Task description> Read through the data and report every line in which the word "matplotlib" occurs.

Given data>
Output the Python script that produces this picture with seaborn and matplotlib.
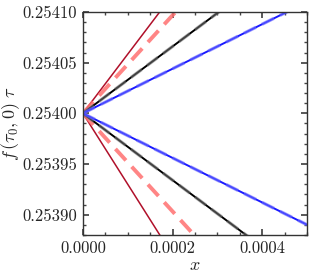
import matplotlib
matplotlib.use('Agg')
import matplotlib.pyplot as plt
import seaborn as sns
import pandas as pd
import numpy as np
from matplotlib.ticker import MultipleLocator, FormatStrFormatter

# ── Data: straight lines from (0, 0.254) to x = 0.0005 ──
x_ends = [0.0, 0.0005]
red_up      = [0.25400, 0.254292]
red_down    = [0.25400, 0.253650]
pink_up     = [0.25400, 0.254242]
pink_down   = [0.25400, 0.253758]
black_up    = [0.25400, 0.254165]
black_down  = [0.25400, 0.253835]
blue_up     = [0.25400, 0.254110]
blue_down   = [0.25400, 0.253890]

sns.set_theme(style='ticks')
plt.rcParams['font.family'] = 'serif'
plt.rcParams['font.serif'] = ['cmr10', 'DejaVu Serif']
plt.rcParams['mathtext.fontset'] = 'cm'
plt.rcParams['axes.unicode_minus'] = False

fig = plt.figure(figsize=(3.14, 2.79), dpi=100)
ax = fig.add_axes([0.264, 0.158, 0.714, 0.799])

def line(y, **kw):
    df = pd.DataFrame({'x': x_ends, 'y': y})
    sns.lineplot(data=df, x='x', y='y', ax=ax, **kw)

# red solid
for y in (red_up, red_down):
    line(y, color='#b0102a', linewidth=1.1)
# pink dashed
for y in (pink_up, pink_down):
    line(y, color='#ff7070', linewidth=2.8, alpha=0.85, dashes=(4, 2.2))
# black solid + gray dashed
for y in (black_up, black_down):
    line(y, color='black', linewidth=1.4)
    line(y, color='#777777', linewidth=2.4, alpha=0.55, dashes=(4, 2))
# blue solid + light blue dashed
for y in (blue_up, blue_down):
    line(y, color='#1a1aff', linewidth=1.4)
    line(y, color='#6a6aff', linewidth=2.4, alpha=0.6, dashes=(4, 2))

ax.set_xlim(0, 0.0005)
ax.set_ylim(0.25388, 0.25410)
ax.xaxis.set_major_locator(MultipleLocator(0.0002))
ax.xaxis.set_minor_locator(MultipleLocator(0.00005))
ax.yaxis.set_major_locator(MultipleLocator(0.00005))
ax.yaxis.set_minor_locator(MultipleLocator(0.00001))
ax.xaxis.set_major_formatter(FormatStrFormatter('%.4f'))
ax.yaxis.set_major_formatter(FormatStrFormatter('%.5f'))
ax.tick_params(which='both', direction='in', top=True, right=True,
               color='#444444', labelsize=12, pad=4)
ax.tick_params(which='major', length=4)
ax.tick_params(which='minor', length=2)
for s in ax.spines.values():
    s.set_color('#333333')
    s.set_linewidth(1.0)

ax.set_xlabel(r'$x$', fontsize=13)
ax.set_ylabel(r'$f\,(\tau_0, 0)\ \tau$', fontsize=13)
ax.xaxis.set_label_coords(0.5, -0.10)
ax.yaxis.set_label_coords(-0.27, 0.5)

plt.savefig('out.png', dpi=100)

Written answer>
Output the Python script that produces this picture with seaborn and matplotlib.
import matplotlib
matplotlib.use('Agg')
import matplotlib.pyplot as plt
from matplotlib.ticker import MultipleLocator, FormatStrFormatter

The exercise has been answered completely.